The Israel Center for the Treatment of Psychotrauma, at Herzog Hospital in Jerusalem, led frequent missions to the devastated city in the months afterwards, adapting pyschotrauma programs developed in the wake of terrorism in Israel to the survivors of Katrina.
The center trained teachers, social workers, school nurses and counselors across the affected areas. In 2006, Dr. Naomi Baum, then director of the Israeli center’s resilience unit, initiated the Building Resilience in Schools project in collaboration with United Jewish Communities, The Mental Health Association of Mississippi and the Israel Trauma Coalition.

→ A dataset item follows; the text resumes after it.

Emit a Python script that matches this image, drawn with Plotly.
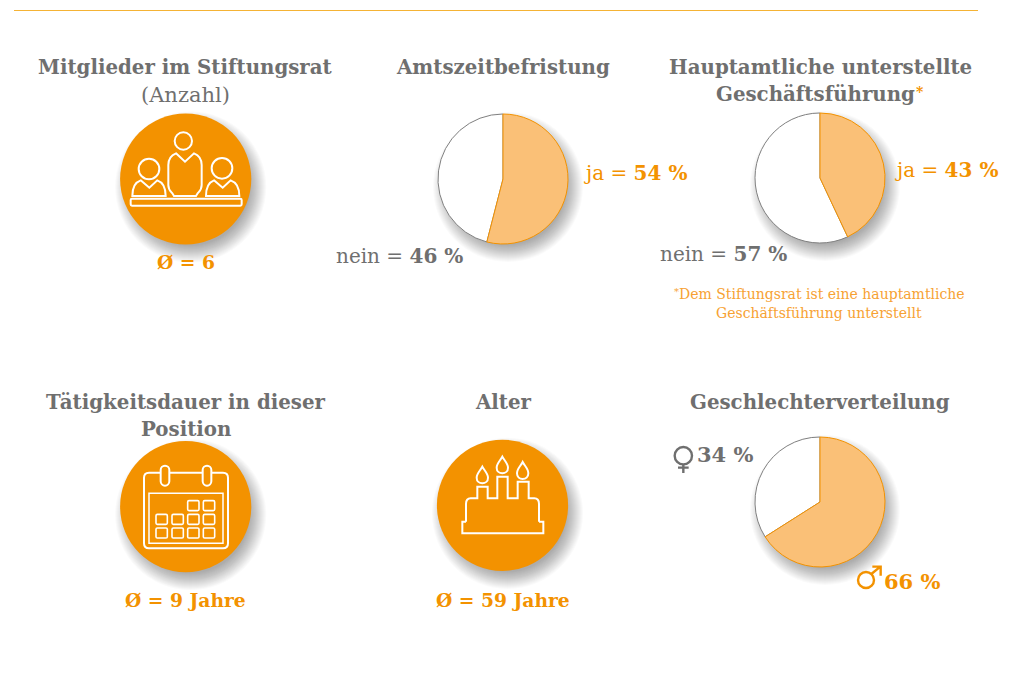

Help from Israel comes not just in the wake of disasters, however. Israel’s United Hatzalah, a voluntary emergency response organization founded to get medical aid to people faster than the ambulance system, has now been adapted to the US where it has operations in Jersey City and Detroit.
In Jersey City, United Rescue – the international arm of United Hatzalah – this year graduated its second class of 50 volunteer EMTs, and is starting to train another 50 in tandem with local emergency service professionals. The first training class in Detroit also began this year.
“There is nothing similar to our model of working on a daily basis on this scale, of so many people willing to be on call 24/7 to do good for others,” says Dov Maisel, UH director of international operations.
In Los Angeles, the nonprofit animal rescue charity Hope for Paws is run by Israeli Eldad Hagar. Hagar specializes in extreme animal rescues, going into situations where no other organization is able or prepared to take the risk.
In Harlem, you can find another Israeli in action, this time in a new project, Seed Street, which brings urban gardening to Harlem kids. Leigh Ofer, whose family founded the Ofer Brothers shipping company, has set up a hydroponic vegetable garden inside repurposed shipping containers in the impoverished inner city area, bringing empowerment and knowledge to local children.